Former GE CEO Jack Welch won’t back down from his claims that Obama administration doctored September’s positive jobs report to increase the president’s chances of re-election.

Welch started a firestorm late last week when he tweeted: “Unbelievable jobs numbers … these Chicago guys will do anything … can’t debate so change numbers.”

Now, despite widespread criticism, Welch is refusing to back down from his controversial comments.

In a recent opinion piece for the Washington Post, Welch wrote, “if I could write that tweet again, I would have added a few question marks at the end, as with my earlier tweet, to make it clear I was raising a question.”

He also compared the United States to Soviet Russia and Communist China because of critique he has received from what he calls “administration sympathizers.”

“Unfortunately for those who would like me to pipe down, the 7.8 percent unemployment figure released by the Bureau of Labor Statistics (BLS) last week is downright implausible. And that’s why I made a stink about it,” Welch also wrote in his op-ed.

Welch ‘s view is supported by conservatives like Rep. Allen West for House Speaker Newt Gingrich, Washington Examiner writer Conn Correll and CNBC’s Rick Santelli who said, “I told you they’d get it under 8 percent — they did! You can let America decide how they got there!”

But many financial experts and economists are say Welch and  his fellow conspiracy theorists should be sent “to the time-out corner.”
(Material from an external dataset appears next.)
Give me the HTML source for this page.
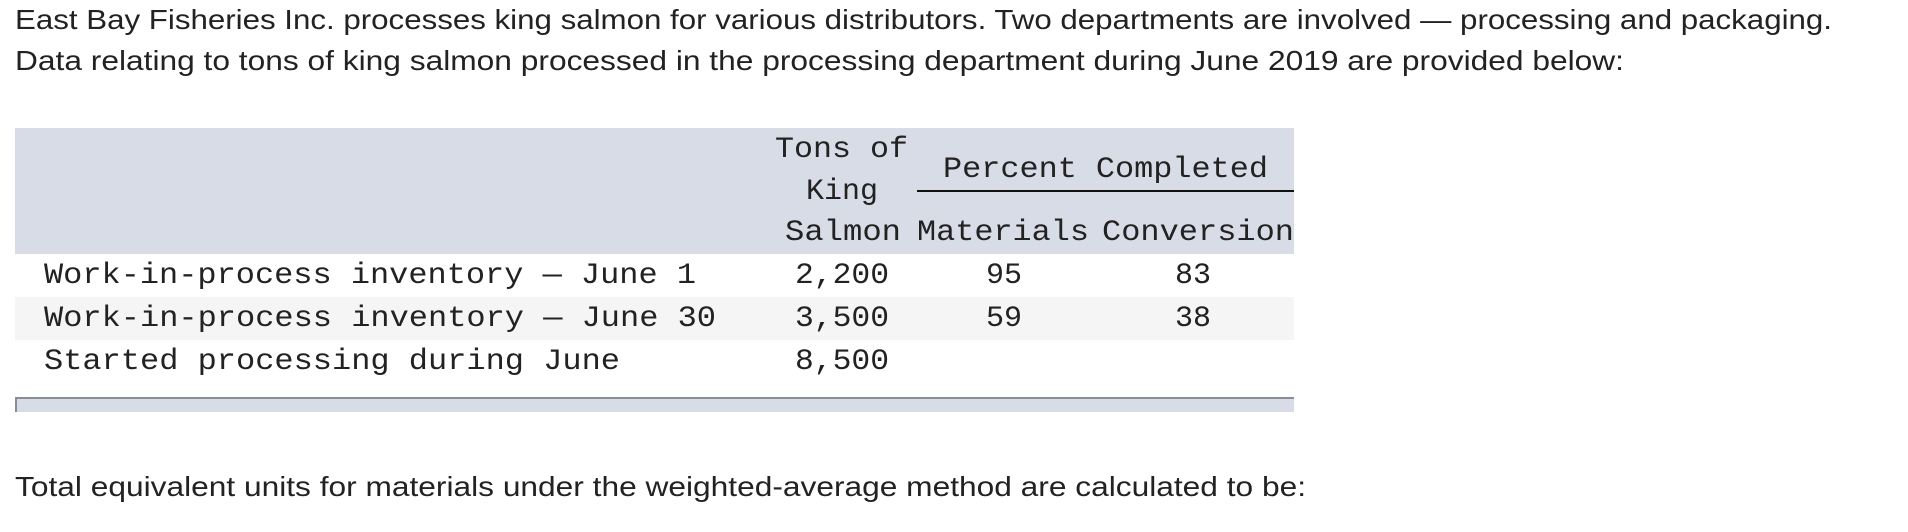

Economics Editor for Bloomberg Television and Bloomberg Radio Michael McKee told Bloomberg, “It’s very sad that we have to be talking about something like this and that someone who used to have a good reputation like Jack Welch would say something that’s so ridiculous — because it’s impossible. To believe that there was a conspiracy to cook the books, you would have to believe that several thousand people including Republicans in two different government agencies all conspired together and nobody is arguing with that.”

Since the backlash, Welch has chosen to end his columns with both Reuters and Fortune. In a message posted on Fortune‘s website Welch wrote, “In terms of traction, it’s just a better fit.”

According to Bloomberg Business, the decision was made after a piece by Fortune managing editor Andy Serwer dismissed Welch’s comments on the unemployment figures, and also a Reuters story quoted a money manager who described Welch’s statements as “laughable.”